Siempre que la Comunidad vuelve al Señor, hace suya la súplica del discípulo anónimo: “¡Señor, enséñanos a orar” (Lc 11,1). Y Jesús, maestro de oración, continúa contestando: “Cuando oréis, decid: Abbá, Padre”.

Cuando oramos, aunque lo hagamos dentro de nuestro corazón, nunca estamos aislados ni somos huérfanos, porque somos en todo momento miembros de la familia del Señor. En la oración común se ve claramente, además del misterio de la filiación, el de la fraternidad.

Las Comunidades de Sant'Egidio que hay por el mundo se reúnen en los distintos lugares que destinan a la oración y presentan al Señor las esperanzas y los dolores de los hombres y mujeres “vejados y abatidos” de los que habla el Evangelio (Mt 9,37). En aquella gente de entonces se incluyen los habitantes de las ciudades contemporáneas, los pobres que son marginados de la vida, todos aquellos que esperan que alguien les contrate (cfr. Mt 20).

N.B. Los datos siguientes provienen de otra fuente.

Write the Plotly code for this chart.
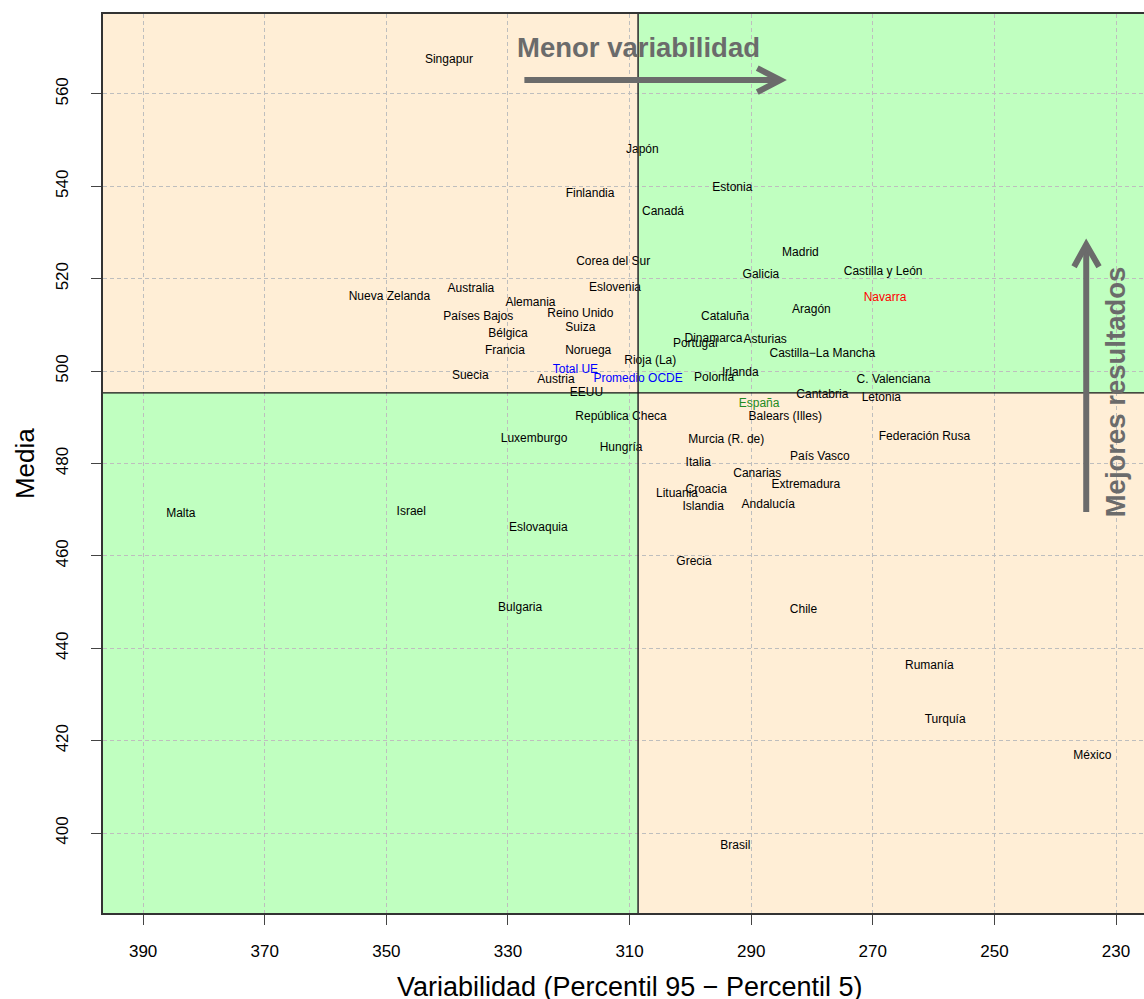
import plotly.graph_objects as go

# ---- data ----
etiquetas = [
    "Singapur", "Japón", "Estonia", "Finlandia", "Canadá", "Madrid", "Corea del Sur",
    "Castilla y León", "Galicia", "Australia", "Eslovenia", "Nueva Zelanda", "Navarra",
    "Alemania", "Aragón", "Reino Unido", "Países Bajos", "Cataluña", "Suiza", "Bélgica",
    "Dinamarca", "Asturias", "Portugal", "Francia", "Noruega", "Castilla\u2212La Mancha",
    "Rioja (La)", "Total UE", "Irlanda", "Suecia", "Polonia", "Promedio OCDE", "Austria",
    "C. Valenciana", "EEUU", "Cantabria", "Letonia", "España", "República Checa",
    "Balears (Illes)", "Federación Rusa", "Luxemburgo", "Murcia (R. de)", "Hungría",
    "País Vasco", "Italia", "Canarias", "Extremadura", "Croacia", "Lituania", "Islandia",
    "Andalucía", "Malta", "Israel", "Eslovaquia", "Grecia", "Bulgaria", "Chile",
    "Rumanía", "Turquía", "México", "Brasil",
]
variabilidad = [
    339.7, 307.9, 293.1, 316.5, 304.5, 281.9, 312.7,
    268.3, 288.4, 336.1, 312.4, 349.5, 268.0,
    326.3, 280.1, 318.1, 334.9, 294.3, 318.1, 330.0,
    296.2, 287.7, 299.2, 330.5, 316.8, 278.3,
    306.6, 318.9, 291.8, 336.2, 296.1, 308.6, 322.1,
    266.6, 317.1, 278.3, 268.6, 288.7, 311.4,
    284.4, 261.5, 325.7, 294.1, 311.4,
    278.7, 298.7, 289.0, 281.0, 297.4, 302.2, 297.9,
    287.2, 383.8, 345.9, 325.0, 299.4, 328.0, 281.4,
    260.7, 258.1, 233.9, 292.6,
]
media = [
    567.4, 547.9, 539.7, 538.4, 534.5, 525.6, 523.6,
    521.5, 520.8, 517.8, 518.0, 516.1, 515.8,
    514.8, 513.2, 512.4, 511.7, 511.7, 509.4, 508.1,
    507.0, 506.8, 505.9, 504.4, 504.4, 503.7,
    502.2, 500.3, 499.6, 499.0, 498.5, 498.3, 498.1,
    498.1, 495.3, 494.8, 494.2, 492.9, 490.1,
    490.1, 485.8, 485.3, 485.1, 483.4,
    481.4, 480.1, 477.7, 475.4, 474.3, 473.4, 470.6,
    471.0, 469.1, 469.5, 466.1, 458.7, 448.7, 448.3,
    436.2, 424.5, 416.7, 397.2,
]
# reference lines dividing the quadrants
corte_variabilidad = 308.6
corte_media = 495.3

x_ticks = [390, 370, 350, 330, 310, 290, 270, 250, 230]
y_ticks = [400, 420, 440, 460, 480, 500, 520, 540, 560]
x_range = [396.6, 225.4]
y_range = [382.7, 577.3]

# ---- styling ----
destacados = {"Total UE": "#0000FF", "Promedio OCDE": "#0000FF",
              "Navarra": "#FF0000", "España": "#228B22"}
colores = [destacados.get(e, "#000000") for e in etiquetas]

NARANJA = "#FFEED6"
VERDE = "#C0FFC0"
GRIS = "#6B6B6B"
FONT = "Liberation Sans, Arial, Helvetica, sans-serif"

fig = go.Figure()
fig.add_trace(go.Scatter(
    x=variabilidad, y=media, text=etiquetas, mode="text",
    textposition="middle center",
    textfont=dict(family=FONT, size=12, color=colores),
    hoverinfo="text", showlegend=False, cliponaxis=False,
))

shapes = []
# quadrant backgrounds
x0, x1 = x_range
y0, y1 = y_range
quads = [
    (x0, corte_variabilidad, corte_media, y1, NARANJA),
    (corte_variabilidad, x1, corte_media, y1, VERDE),
    (x0, corte_variabilidad, y0, corte_media, VERDE),
    (corte_variabilidad, x1, y0, corte_media, NARANJA),
]
for qa, qb, qc, qd, col in quads:
    shapes.append(dict(type="rect", xref="x", yref="y", x0=qa, x1=qb, y0=qc, y1=qd,
                       fillcolor=col, line=dict(width=0), layer="below"))
# quadrant dividing lines
shapes.append(dict(type="line", xref="x", yref="y", x0=corte_variabilidad,
                   x1=corte_variabilidad, y0=y0, y1=y1, line=dict(color="#333333", width=1.6),
                   layer="above"))
shapes.append(dict(type="line", xref="x", yref="y", x0=x0, x1=x1, y0=corte_media,
                   y1=corte_media, line=dict(color="#111111", width=1.3), layer="above"))

# decorative arrows
arrow_line = dict(color=GRIS, width=6)
shapes.append(dict(type="path", xref="x", yref="y", path="M 327.3,563.0 L 285.6,563.0",
                   line=arrow_line, layer="above"))
shapes.append(dict(type="path", xref="x", yref="y",
                   path="M 289.0,565.6 L 285.2,563.0 L 289.0,560.4",
                   line=arrow_line, layer="above"))
shapes.append(dict(type="path", xref="x", yref="y", path="M 234.9,469.5 L 234.9,527.0",
                   line=arrow_line, layer="above"))
shapes.append(dict(type="path", xref="x", yref="y",
                   path="M 236.9,522.6 L 234.9,527.4 L 232.8,522.6",
                   line=arrow_line, layer="above"))

annotations = [
    dict(text="<b>Menor variabilidad</b>", xref="x", yref="y", x=308.6, y=570.0,
         showarrow=False, font=dict(family=FONT, size=27.5, color=GRIS),
         xanchor="center", yanchor="middle"),
    dict(text="<b>Mejores resultados</b>", xref="x", yref="y", x=230.1, y=495.5,
         showarrow=False, textangle=-90, font=dict(family=FONT, size=27.5, color=GRIS),
         xanchor="center", yanchor="middle"),
    dict(text="Variabilidad (Percentil 95 \u2212 Percentil 5)", xref="paper", yref="paper",
         x=0.506, y=-0.0823, showarrow=False, font=dict(family=FONT, size=27, color="#000"),
         xanchor="center", yanchor="middle"),
    dict(text="Media", xref="paper", yref="paper", x=-0.0749, y=0.4994, textangle=-90,
         showarrow=False, font=dict(family=FONT, size=26, color="#000"),
         xanchor="center", yanchor="middle"),
]

fig.update_layout(
    width=1144, height=999,
    margin=dict(l=103, r=0, t=14, b=86),
    paper_bgcolor="white", plot_bgcolor="white",
    shapes=shapes, annotations=annotations,
    font=dict(family=FONT, color="#000"),
)
grid = dict(showgrid=True, gridcolor="#BEBEBE", gridwidth=1, griddash="4px,3px",
            zeroline=False, ticks="outside", ticklen=10, tickcolor="#444444",
            tickfont=dict(family=FONT, size=17, color="#000"),
            showline=True, linecolor="#333333", linewidth=2)
fig.update_xaxes(range=x_range, tickvals=x_ticks, mirror=True, ticklabelstandoff=12, **grid)
fig.update_yaxes(range=y_range, tickvals=y_ticks, tickangle=-90, mirror=False,
                 ticklabelstandoff=16, **grid)

fig.write_html("out.html", config={"displayModeBar": False},
               post_script="document.body.style.margin='0px';")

La oración común recoge el grito, la aspiración, el deseo de paz, de curación, de sentido de la vida y de salvación que hay en los hombres y las mujeres de este mundo. La oración nunca es vacía. Sube incesante al Señor para que el llanto se transforme en alegría, la desesperación en felicidad, la angustia en esperanza y la soledad en comunión. Y para que el Reino de Dios llegue pronto a los hombres.